Drop the pictures and give back word for word the lines from the line holding "Generate a Python" to the line holding "-11, -12, -13]", both included.

Records contained in a dataset

********

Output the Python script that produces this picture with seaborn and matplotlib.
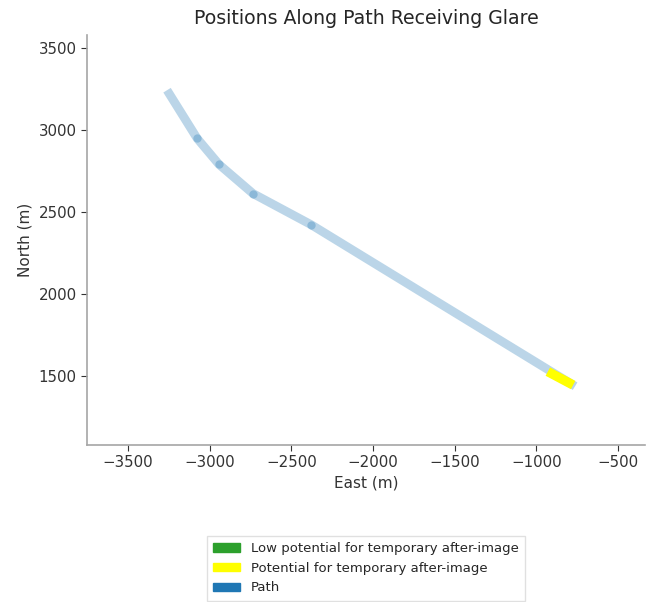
import matplotlib
matplotlib.use("Agg")
import matplotlib.pyplot as plt
from matplotlib.patches import Patch
import numpy as np
import pandas as pd
import seaborn as sns

# Path vertices (east, north) in metres
path_east = [-3261, -3077, -2943, -2735, -2379, -763]
path_north = [3243, 2949, 2790, 2612, 2422, 1436]

# Stretch of the path that receives glare
glare_east = [-930, -775]
glare_north = [1525, 1443]

legend_labels = [
    "Low potential for temporary after-image",
    "Potential for temporary after-image",
    "Path",
]
legend_colors = ["#2ca02c", "#ffff00", "#1f77b4"]

sns.set_style("ticks")
plt.rcParams["font.family"] = ["DejaVu Sans"]

fig = plt.figure(figsize=(6.48, 6.02), dpi=100)
ax = fig.add_axes([87 / 648, 1 - 445 / 602, 558 / 648, 410 / 602])

path_df = pd.DataFrame({"east": path_east, "north": path_north})
glare_df = pd.DataFrame({"east": glare_east, "north": glare_north})

sns.lineplot(data=path_df, x="east", y="north", sort=False, estimator=None,
             color="#1f77b4", alpha=0.3, linewidth=6.3, ax=ax,
             solid_capstyle="butt")
sns.scatterplot(data=path_df.iloc[1:-1], x="east", y="north", color="#1f77b4",
                alpha=0.3, s=36, linewidth=0, ax=ax)
sns.lineplot(data=glare_df, x="east", y="north", sort=False, estimator=None,
             color="#ffff00", linewidth=6.8, ax=ax, solid_capstyle="butt")

ax.set_xlim(-3751, -335)
ax.set_ylim(1077, 3580)
ax.set_xticks([-3500, -3000, -2500, -2000, -1500, -1000, -500])
ax.set_yticks([1500, 2000, 2500, 3000, 3500])
ax.set_xlabel("East (m)", fontsize=11, color="0.2")
ax.set_ylabel("North (m)", fontsize=11, color="0.2")
ax.set_title("Positions Along Path Receiving Glare", fontsize=13.6,
             color="0.15", pad=8)
ax.tick_params(labelsize=10.8, labelcolor="0.2", color="0.2", length=4)
sns.despine(ax=ax)
for side in ("left", "bottom"):
    ax.spines[side].set_color("0.65")
    ax.spines[side].set_linewidth(1.2)

handles = [Patch(facecolor=c, edgecolor=c) for c in legend_colors]
ax.legend(handles, legend_labels, loc="upper center",
          bbox_to_anchor=(0.5, -0.205), fontsize=9.5, frameon=True,
          handlelength=2.05, handleheight=0.6, edgecolor="0.85",
          fancybox=False, labelspacing=0.5, borderpad=0.5)

fig.savefig("out.png", dpi=100)
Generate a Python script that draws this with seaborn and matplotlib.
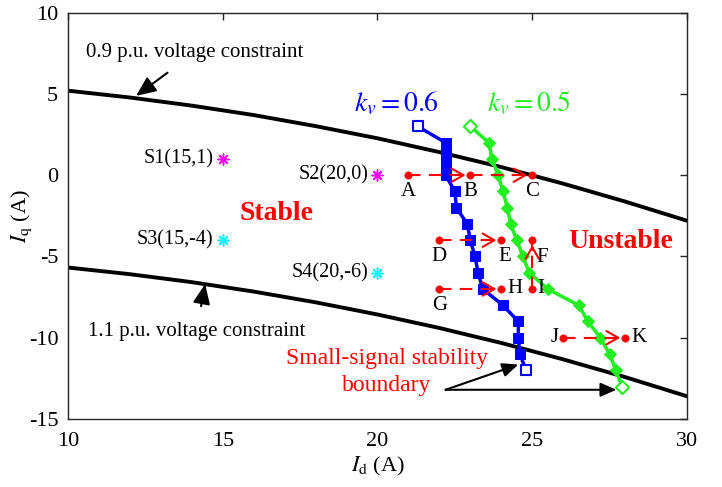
import numpy as np
import pandas as pd
import matplotlib
matplotlib.use("Agg")
import matplotlib.pyplot as plt
import seaborn as sns

# ---------------- data ----------------
# voltage constraint curves (Id, Iq)
vc_id = [10, 12, 14, 16, 18, 20, 22, 24, 26, 28, 30]
vc09_iq = [5.2, 4.78, 4.28, 3.70, 3.02, 2.27, 1.42, 0.50, -0.52, -1.62, -2.8]
vc11_iq = [-5.68, -6.09, -6.58, -7.16, -7.82, -8.57, -9.40, -10.32, -11.33, -12.42, -13.6]

# small-signal stability boundary, kv = 0.6
kv06_id = [21.3, 22.2, 22.2, 22.2, 22.2, 22.2, 22.5, 22.55, 22.9, 23.0, 23.15,
           23.25, 23.4, 24.05, 24.55, 24.55, 24.6, 24.8]
kv06_iq = [3, 2, 1.5, 1, 0.5, 0, -1, -2, -3, -4, -5, -6, -7, -8, -9, -10, -11, -12]

# small-signal stability boundary, kv = 0.5
kv05_id = [23.0, 23.6, 23.7, 23.9, 24.05, 24.2, 24.3, 24.5, 24.7, 24.9, 25.5,
           26.5, 26.8, 27.2, 27.5, 27.7, 27.9]
kv05_iq = [3, 2, 1, 0, -1, -2, -3, -4, -5, -6, -7, -8, -9, -10, -11, -12, -13]

# operating points S1..S4
s_names = ["S1(15,1)", "S2(20,0)", "S3(15,-4)", "S4(20,-6)"]
s_id = [15, 20, 15, 20]
s_iq = [1, 0, -4, -6]
s_colors = ["#ff00ff", "#ff00ff", "#00ffff", "#00ffff"]

# transition points A..K
p_names = ["A", "B", "C", "D", "E", "F", "G", "H", "I", "J", "K"]
p_id = [21, 23, 25, 22, 24, 25, 22, 24, 25, 26, 28]
p_iq = [0, 0, 0, -4, -4, -4, -7, -7, -7, -10, -10]
# transitions (from, to)
moves = [("A", "B"), ("B", "C"), ("D", "E"), ("G", "H"), ("I", "F"), ("J", "K")]

x_ticks = [10, 15, 20, 25, 30]
y_ticks = [-15, -10, -5, 0, 5, 10]

# ---------------- style ----------------
sns.set_theme(style="white")
plt.rcParams["font.family"] = ["Liberation Serif", "DejaVu Serif"]
plt.rcParams["mathtext.fontset"] = "stix"
plt.rcParams["axes.unicode_minus"] = False

fig = plt.figure(figsize=(7.22, 4.87), dpi=100)
ax = fig.add_axes([0.0942, 0.1396, 0.8573, 0.8344])

# constraint curves
sns.lineplot(x=vc_id, y=vc09_iq, ax=ax, color="black", lw=2.8, sort=False, estimator=None)
sns.lineplot(x=vc_id, y=vc11_iq, ax=ax, color="black", lw=2.8, sort=False, estimator=None)

# boundaries
blue = "#0000ff"
green = "#22ee22"
sns.lineplot(x=kv06_id, y=kv06_iq, ax=ax, color=blue, lw=2.5, sort=False, estimator=None,
             marker="s", markersize=6.5, markeredgecolor=blue, markerfacecolor=blue)
sns.lineplot(x=kv05_id, y=kv05_iq, ax=ax, color=green, lw=2.5, sort=False, estimator=None,
             marker="D", markersize=6.5, markeredgecolor=green, markerfacecolor=green)
# open end markers
for xs, ys, m, c in [(kv06_id, kv06_iq, "s", blue), (kv05_id, kv05_iq, "D", green)]:
    ends = pd.DataFrame({"x": [xs[0], xs[-1]], "y": [ys[0], ys[-1]]})
    sns.scatterplot(data=ends, x="x", y="y", ax=ax, marker=m, s=45, color="white",
                    edgecolor=c, linewidth=1.5, zorder=5)

# operating points
for name, x, y, c in zip(s_names, s_id, s_iq, s_colors):
    sns.scatterplot(x=[x], y=[y], ax=ax, marker=(8, 2, 0), s=60, color=c,
                    edgecolor=c, linewidth=1.1, zorder=5)
    ax.text(x - 0.3, y, name, ha="right", va="center", fontsize=14.5, color="black")

# transitions
pt = {n: (x, y) for n, x, y in zip(p_names, p_id, p_iq)}
red = "#ff0000"
for a, b in moves:
    (x0, y0), (x1, y1) = pt[a], pt[b]
    sns.lineplot(x=[x0, x1], y=[y0, y1], ax=ax, color=red, lw=1.5, sort=False,
                 estimator=None, linestyle=(0, (6, 4)))
    ax.annotate("", xy=(x1, y1), xytext=(x1 - 0.3 * np.sign(x1 - x0), y1 - 0.6 * np.sign(y1 - y0)),
                arrowprops=dict(arrowstyle="->,head_length=0.7,head_width=0.4", color=red,
                                lw=1.5, shrinkA=0, shrinkB=3.5))
sns.scatterplot(x=p_id, y=p_iq, ax=ax, color=red, s=28, edgecolor=red, zorder=6)

# point labels
lab_off = {"A": (0, -1.0, "center"), "B": (0, -1.0, "center"), "C": (0, -1.0, "center"),
           "D": (0, -1.0, "center"), "E": (0.1, -1.0, "center"), "F": (0.12, -1.05, "left"),
           "G": (0, -1.0, "center"), "H": (0.2, 0, "left"), "I": (0.15, 0, "left"),
           "J": (-0.15, 0, "right"), "K": (0.2, 0, "left")}
for n in p_names:
    dx, dy, ha = lab_off[n]
    x, y = pt[n]
    ax.text(x + dx, y + dy, n, ha=ha, va="center", fontsize=15, color="black")

# region labels
ax.text(16.75, -2.35, "Stable", color=red, fontsize=20, fontweight="bold", ha="center", va="center")
ax.text(27.85, -4.1, "Unstable", color=red, fontsize=20, fontweight="bold", ha="center", va="center")

# kv labels
ax.text(20.62, 4.4, r"$k_v = 0.6$", color=blue, fontsize=20, ha="center", va="center")
ax.text(24.91, 4.4, r"$k_v = 0.5$", color=green, fontsize=20, ha="center", va="center")

# constraint annotations
ax.annotate("0.9 p.u. voltage constraint", xy=(12.2, 4.88), xytext=(14.1, 7.55),
            fontsize=15, ha="center", va="center", color="black",
            arrowprops=dict(arrowstyle="-|>,head_length=0.8,head_width=0.35", color="black",
                            lw=1.5, shrinkA=9, shrinkB=0))
ax.annotate("1.1 p.u. voltage constraint", xy=(14.43, -6.7), xytext=(14.15, -9.6),
            fontsize=15, ha="center", va="center", color="black",
            arrowprops=dict(arrowstyle="-|>,head_length=0.8,head_width=0.35", color="black",
                            lw=1.5, shrinkA=9, shrinkB=0))

# stability boundary annotation
ax.text(20.32, -11.3, "Small-signal stability", color=red, fontsize=17, ha="center", va="center")
ax.text(20.3, -12.95, "boundary", color=red, fontsize=17, ha="center", va="center")
ax.annotate("", xy=(24.55, -11.65), xytext=(22.2, -13.2),
            arrowprops=dict(arrowstyle="-|>,head_length=0.8,head_width=0.35", color="black",
                            lw=1.5, shrinkA=0, shrinkB=0))
ax.annotate("", xy=(27.72, -13.2), xytext=(22.2, -13.2),
            arrowprops=dict(arrowstyle="-|>,head_length=0.8,head_width=0.35", color="black",
                            lw=1.5, shrinkA=0, shrinkB=0))

# axes
ax.set_xlim(10, 30)
ax.set_ylim(-15, 10)
ax.set_xticks(x_ticks)
ax.set_yticks(y_ticks)
ax.set_xticklabels([str(t) for t in x_ticks])
ax.set_yticklabels([str(t) for t in y_ticks])
ax.tick_params(direction="in", length=5, width=1, colors="#262626", labelsize=16,
               top=True, right=True, labelcolor="black")
ax.tick_params(axis="x", pad=9)
ax.tick_params(axis="y", pad=7)
for s in ax.spines.values():
    s.set_visible(True)
    s.set_color("#262626")
    s.set_linewidth(1.0)
ax.set_xlabel(r"$I_{\mathrm{d}}$ (A)", fontsize=16, labelpad=3, color="black")
ax.set_ylabel(r"$I_{\mathrm{q}}$ (A)", fontsize=16, color="black")
ax.yaxis.set_label_coords(-0.055, 0.5)
ax.grid(False)

fig.savefig("out.png", dpi=100)
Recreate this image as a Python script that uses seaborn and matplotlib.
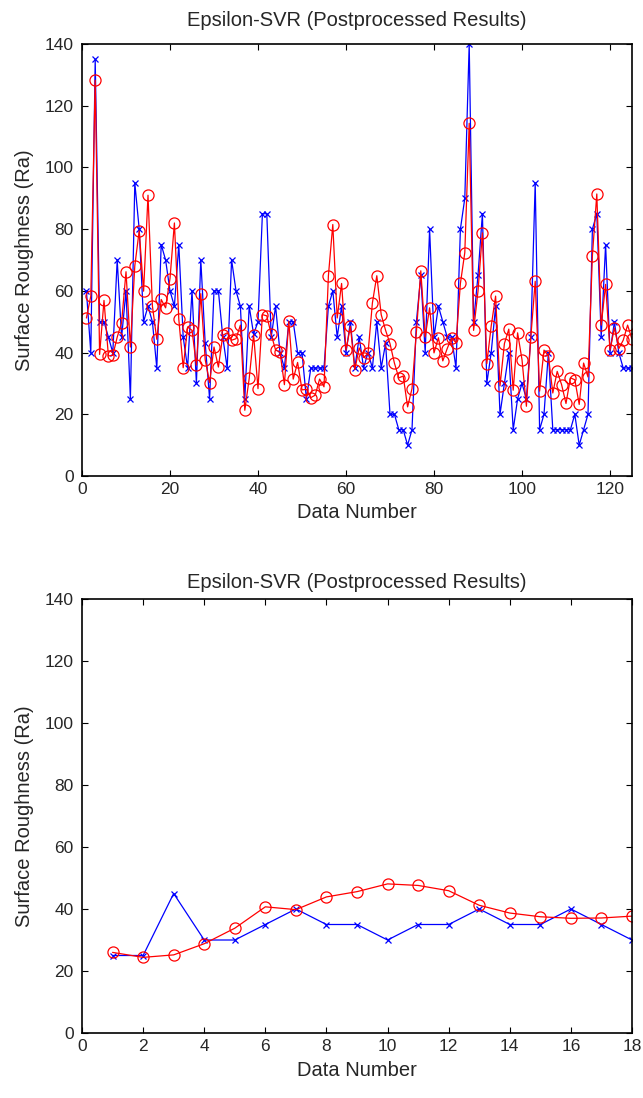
import numpy as np
import pandas as pd
import matplotlib
matplotlib.use("Agg")
import matplotlib.pyplot as plt
import seaborn as sns

# ----------------------------
# 1. Data
# ----------------------------
# top panel: 125 samples
measured_all = [
    60, 40, 135, 50, 50, 45, 40, 70, 45, 60,
    25, 95, 80, 50, 55, 50, 35, 75, 70, 60,
    55, 75, 45, 35, 60, 30, 70, 43, 25, 60,
    60, 45, 35, 70, 60, 55, 25, 55, 46, 50,
    85, 85, 45, 55, 40, 35, 50, 50, 40, 40,
    25, 35, 35, 35, 35, 55, 60, 45, 55, 40,
    50, 35, 45, 35, 40, 35, 50, 35, 43, 20,
    20, 15, 15, 10, 15, 50, 65, 40, 80, 45,
    55, 50, 45, 45, 35, 80, 90, 140, 50, 65,
    85, 30, 40, 55, 20, 30, 40, 15, 25, 30,
    25, 45, 95, 15, 20, 40, 15, 15, 15, 15,
    15, 20, 10, 15, 20, 80, 85, 45, 75, 40,
    50, 40, 35, 35, 35,
]
predicted_all = [
    51.2, 58.3, 128.3, 39.4, 56.9, 38.9, 39.1, 45.0, 49.7, 66.2,
    41.8, 68.1, 79.5, 59.9, 91.0, 55.1, 44.3, 57.2, 54.5, 64.0,
    82.0, 50.8, 35.1, 48.3, 47.2, 35.9, 59.1, 37.7, 30.3, 41.8,
    35.3, 45.6, 46.4, 44.0, 44.5, 48.9, 21.3, 31.6, 45.8, 28.3,
    52.3, 51.9, 45.9, 40.8, 40.2, 29.6, 50.2, 31.4, 36.8, 27.9,
    28.1, 25.4, 26.2, 31.4, 28.9, 64.9, 81.5, 51.2, 62.4, 40.8,
    48.5, 34.5, 41.5, 38.4, 39.7, 56.1, 64.9, 52.3, 47.2, 42.9,
    36.6, 31.8, 32.4, 22.4, 28.3, 46.7, 66.5, 45.1, 54.5, 39.9,
    44.8, 37.3, 41.3, 44.8, 43.2, 62.4, 72.4, 114.3, 47.2, 59.9,
    78.8, 36.4, 48.6, 58.3, 29.2, 42.9, 47.6, 27.8, 46.4, 37.7,
    22.6, 44.9, 63.1, 27.5, 40.8, 38.9, 26.9, 33.9, 29.6, 23.5,
    31.8, 31.2, 23.2, 36.6, 32.1, 71.4, 91.4, 48.9, 62.1, 40.8,
    48.0, 41.3, 44.0, 48.9, 44.3,
]

# bottom panel: 18 samples
measured_test = [25, 25, 45, 30, 30, 35, 40, 35, 35, 30, 35, 35, 40, 35, 35, 40, 35, 30]
predicted_test = [26.0, 24.4, 25.2, 28.8, 33.8, 40.7, 39.8, 43.9, 45.6,
                  48.1, 47.6, 45.9, 41.2, 38.7, 37.5, 37.0, 37.1, 37.7]

title = "Epsilon-SVR (Postprocessed Results)"
xlabel = "Data Number"
ylabel = "Surface Roughness (Ra)"
yticks = [0, 20, 40, 60, 80, 100, 120, 140]
xticks_all = [0, 20, 40, 60, 80, 100, 120]
xticks_test = list(range(0, 19, 2))

# ----------------------------
# 2. Style
# ----------------------------
sns.set_style("ticks")
plt.rcParams['font.family'] = ['Liberation Sans', 'DejaVu Sans']
plt.rcParams['xtick.direction'] = 'in'
plt.rcParams['ytick.direction'] = 'in'
plt.rcParams['xtick.top'] = True
plt.rcParams['ytick.right'] = True
plt.rcParams['axes.linewidth'] = 1.2
plt.rcParams['axes.edgecolor'] = 'black'

fig = plt.figure(figsize=(6.43, 10.98), dpi=100)
W, H = 643, 1098
ax_top = fig.add_axes([82 / W, (H - 476) / H, 550 / W, 432 / H])
ax_bot = fig.add_axes([82 / W, (H - 1033) / H, 550 / W, 434 / H])


def draw_panel(ax, measured, predicted, xmax, xticks, title_pad):
    df = pd.DataFrame({
        'n': np.arange(1, len(measured) + 1),
        'measured': measured,
        'predicted': predicted,
    })
    sns.lineplot(data=df, x='n', y='measured', ax=ax, color='blue',
                 linewidth=0.9, marker='x', markersize=4.5,
                 markeredgecolor='blue', markeredgewidth=0.9)
    sns.lineplot(data=df, x='n', y='predicted', ax=ax, color='red',
                 linewidth=0.9, marker='o', markersize=8,
                 markerfacecolor='none', markeredgecolor='red',
                 markeredgewidth=0.9)
    ax.set_xlim(0, xmax)
    ax.set_ylim(0, 140)
    ax.set_xticks(xticks)
    ax.set_yticks(yticks)
    ax.tick_params(axis='both', which='major', labelsize=12.5, length=4,
                   width=0.8, color='black')
    ax.tick_params(axis='y', pad=6)
    ax.tick_params(axis='x', pad=4)
    ax.set_title(title, fontsize=14.5, pad=title_pad)
    ax.set_xlabel(xlabel, fontsize=14.5, labelpad=5)
    ax.set_ylabel(ylabel, fontsize=14.5, labelpad=8)
    for s in ax.spines.values():
        s.set_visible(True)


draw_panel(ax_top, measured_all, predicted_all, 125, xticks_all, 13)
draw_panel(ax_bot, measured_test, predicted_test, 18, xticks_test, 8)

fig.savefig("out.png", dpi=100)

********

EXERCISE RESPONSE –
Generate a Python script that draws this with seaborn and matplotlib.
import numpy as np
import pandas as pd
import matplotlib
matplotlib.use("Agg")
import matplotlib.pyplot as plt
import seaborn as sns

# ---------------- data ----------------
# voltage constraint curves (Id, Iq)
vc_id = [10, 12, 14, 16, 18, 20, 22, 24, 26, 28, 30]
vc09_iq = [5.2, 4.78, 4.28, 3.70, 3.02, 2.27, 1.42, 0.50, -0.52, -1.62, -2.8]
vc11_iq = [-5.68, -6.09, -6.58, -7.16, -7.82, -8.57, -9.40, -10.32, -11.33, -12.42, -13.6]

# small-signal stability boundary, kv = 0.6
kv06_id = [21.3, 22.2, 22.2, 22.2, 22.2, 22.2, 22.5, 22.55, 22.9, 23.0, 23.15,
           23.25, 23.4, 24.05, 24.55, 24.55, 24.6, 24.8]
kv06_iq = [3, 2, 1.5, 1, 0.5, 0, -1, -2, -3, -4, -5, -6, -7, -8, -9, -10, -11, -12]

# small-signal stability boundary, kv = 0.5
kv05_id = [23.0, 23.6, 23.7, 23.9, 24.05, 24.2, 24.3, 24.5, 24.7, 24.9, 25.5,
           26.5, 26.8, 27.2, 27.5, 27.7, 27.9]
kv05_iq = [3, 2, 1, 0, -1, -2, -3, -4, -5, -6, -7, -8, -9, -10, -11, -12, -13]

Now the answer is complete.